## [PROBLEM TO WORK ON]
Return each line of the records holding the string "this".

## [GIVEN INFORMATION]
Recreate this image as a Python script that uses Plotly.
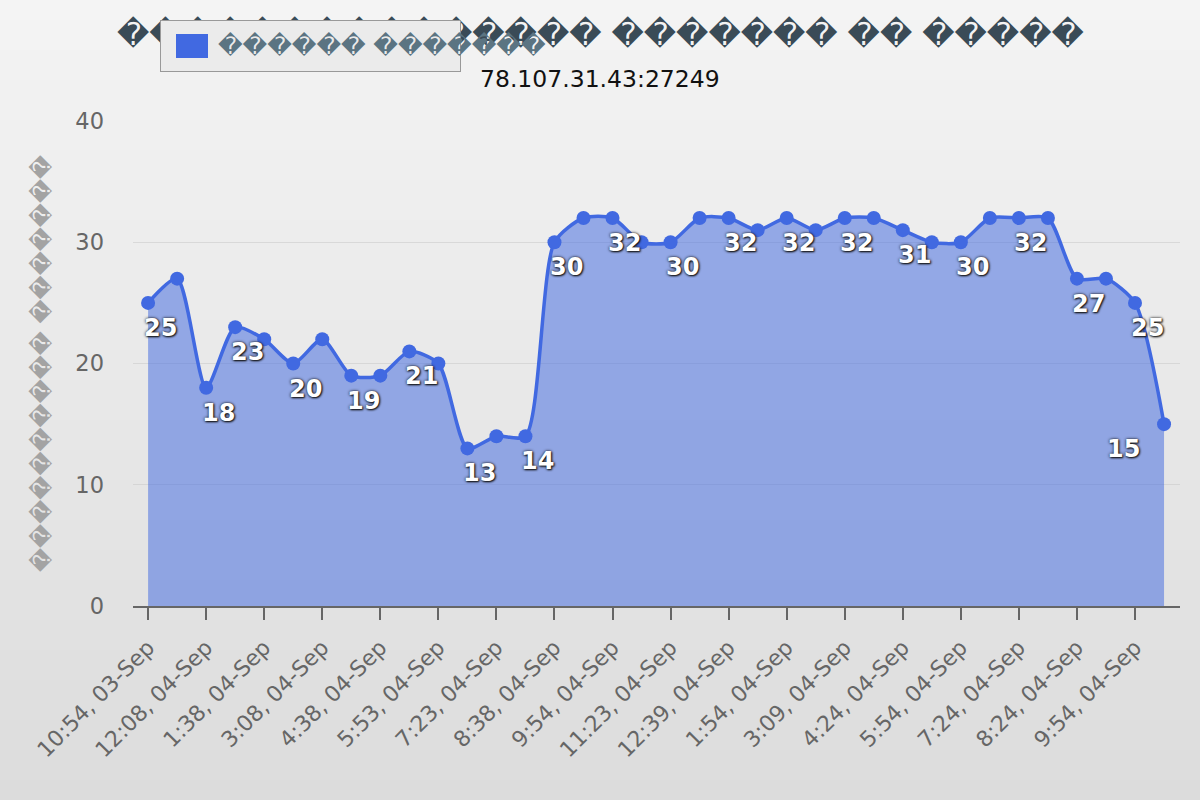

--

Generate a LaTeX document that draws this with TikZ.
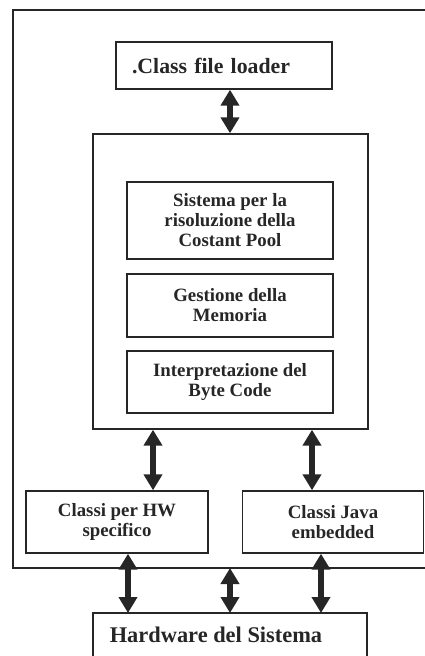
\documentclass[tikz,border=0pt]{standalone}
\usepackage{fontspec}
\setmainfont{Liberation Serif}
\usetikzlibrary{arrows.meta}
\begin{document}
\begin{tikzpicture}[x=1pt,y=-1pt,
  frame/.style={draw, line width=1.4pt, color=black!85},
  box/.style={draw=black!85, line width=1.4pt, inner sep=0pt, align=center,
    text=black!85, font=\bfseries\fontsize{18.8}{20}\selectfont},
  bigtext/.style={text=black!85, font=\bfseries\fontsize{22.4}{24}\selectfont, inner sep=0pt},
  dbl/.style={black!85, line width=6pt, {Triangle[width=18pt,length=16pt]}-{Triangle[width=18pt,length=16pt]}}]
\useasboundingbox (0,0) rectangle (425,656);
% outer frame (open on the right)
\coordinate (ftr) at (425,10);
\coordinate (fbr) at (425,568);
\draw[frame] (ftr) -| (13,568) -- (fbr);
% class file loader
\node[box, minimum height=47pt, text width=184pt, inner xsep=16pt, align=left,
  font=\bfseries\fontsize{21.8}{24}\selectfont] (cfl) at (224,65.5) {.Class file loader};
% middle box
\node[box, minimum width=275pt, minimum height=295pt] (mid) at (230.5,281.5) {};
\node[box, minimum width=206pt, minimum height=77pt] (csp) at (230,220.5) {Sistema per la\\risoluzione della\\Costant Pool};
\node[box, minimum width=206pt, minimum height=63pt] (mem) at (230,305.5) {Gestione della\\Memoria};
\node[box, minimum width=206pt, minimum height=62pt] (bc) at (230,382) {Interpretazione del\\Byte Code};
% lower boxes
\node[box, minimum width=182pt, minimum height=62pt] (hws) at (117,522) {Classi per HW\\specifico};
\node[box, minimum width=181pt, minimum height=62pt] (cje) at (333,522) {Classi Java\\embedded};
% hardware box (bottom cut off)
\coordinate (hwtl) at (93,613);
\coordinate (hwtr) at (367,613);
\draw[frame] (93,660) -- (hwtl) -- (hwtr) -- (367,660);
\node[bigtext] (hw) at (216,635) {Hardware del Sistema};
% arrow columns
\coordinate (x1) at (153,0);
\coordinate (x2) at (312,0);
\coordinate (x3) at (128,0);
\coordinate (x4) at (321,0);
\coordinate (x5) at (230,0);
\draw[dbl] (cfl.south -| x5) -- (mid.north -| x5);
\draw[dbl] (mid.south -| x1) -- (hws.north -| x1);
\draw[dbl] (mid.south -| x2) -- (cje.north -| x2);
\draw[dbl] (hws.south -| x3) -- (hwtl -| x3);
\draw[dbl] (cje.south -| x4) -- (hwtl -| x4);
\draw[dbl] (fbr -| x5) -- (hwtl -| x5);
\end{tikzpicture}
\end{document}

## [EXERCISE SOLUTION]
Recreate this image as a Python script that uses Plotly.
Generate a LaTeX document that draws this with TikZ.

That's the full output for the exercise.